It is HOLY WEEK!
Holy because during this week we come to the climax of our Lenten observances. It is the week toward which our Lenten preparations looked.
Holy because during this week our Lord enters into the city of his ancestor, David, to fulfill the purpose for which he became man. He no longer hides, neither does he avoid arrest. In fact, he goes to it, of his own accord.
Holy because the work of our salvation begun in the Incarnation is wrought and brought to its completion.
Holy because God sleeps in death, not out of weakness but to display by his resurrection his power over the claws of sin and death.
Holy because our Lord goes to his passion and death and destroys the power of Satan that holds humanity captive.
Holy because Jesus pays to the Eternal Father the price for our redemption IN FULL. The Lamb rescues the sheep. God's innocent Son dies for guilty humanity.
Holy because all of God’s plan for the redemption of fallen humanity finds its fulfillment.
Holy because during this week our Lord Jesus institutes the new covenant in his blood and establishes forever the new priesthood to offer this singular sacrifice to the Father for the expiation of humanity’s sin.
Holy because Christ is victorious over the grave and death could not hold him down.
Although holy, it is a week of contrasts. The teeming crowd chanting Hosannas will quickly be replaced with another chanting “Crucify Him.” We all can find something about ourselves in either crowd. When we acknowledge his Lordship over our lives and affairs, we identify with the crowd singing his praise and welcoming his triumphant entry into Jerusalem. On the other hand, when we fail to acknowledge his reign over us and choose to go our own ways, we invariably pitch camp with the crowd calling for his death. The choice is always ours.
It is a week of contrasts because God dies. The one who gives life now gives his up in death. The Creator of heaven and earth, the one who asks us to carry our crosses daily and follow him is too weak to carry his own cross without another helping him. The one who gave drink to the thirsty, who promises living water to the woman at the well exclaims, "I thirst!" And the list goes on...

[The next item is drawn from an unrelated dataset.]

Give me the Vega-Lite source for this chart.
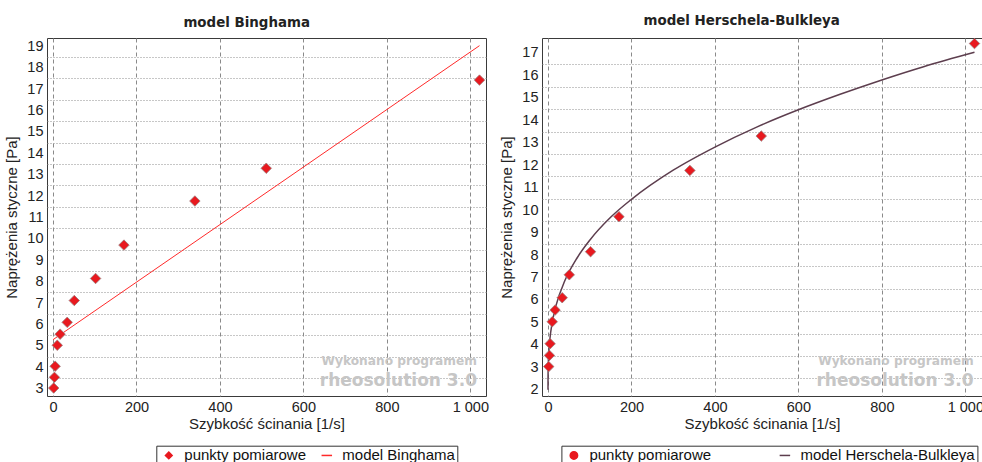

May I invite you, if you have never experienced HOLY WEEK in its fullest before: make the sacrifice to attend all of the liturgies of this week. Beginning with Palm Sunday, when Jesus enters Jerusalem to embrace the cross in accordance to the will of the Father, then Holy Thursday at 7pm when we celebrate the Lord’s Supper and the institution of the Priesthood and the Holy Eucharist with the call to service.
On Good Friday we commemorate the Lord’s Passion and death at 3pm, and on Holy Saturday, the Mother of all Vigils at 9pm we begin outside with the blessing of the fire and the Paschal Candle and then celebrate that night when the light of Christ dispels the darkness of night. A night of which we sing in our Easter Proclamation “O truly blessed night, when things of heaven are wed to those of earth, and divine to the human.”
May Jesus bless you, and may Our Lady protect you!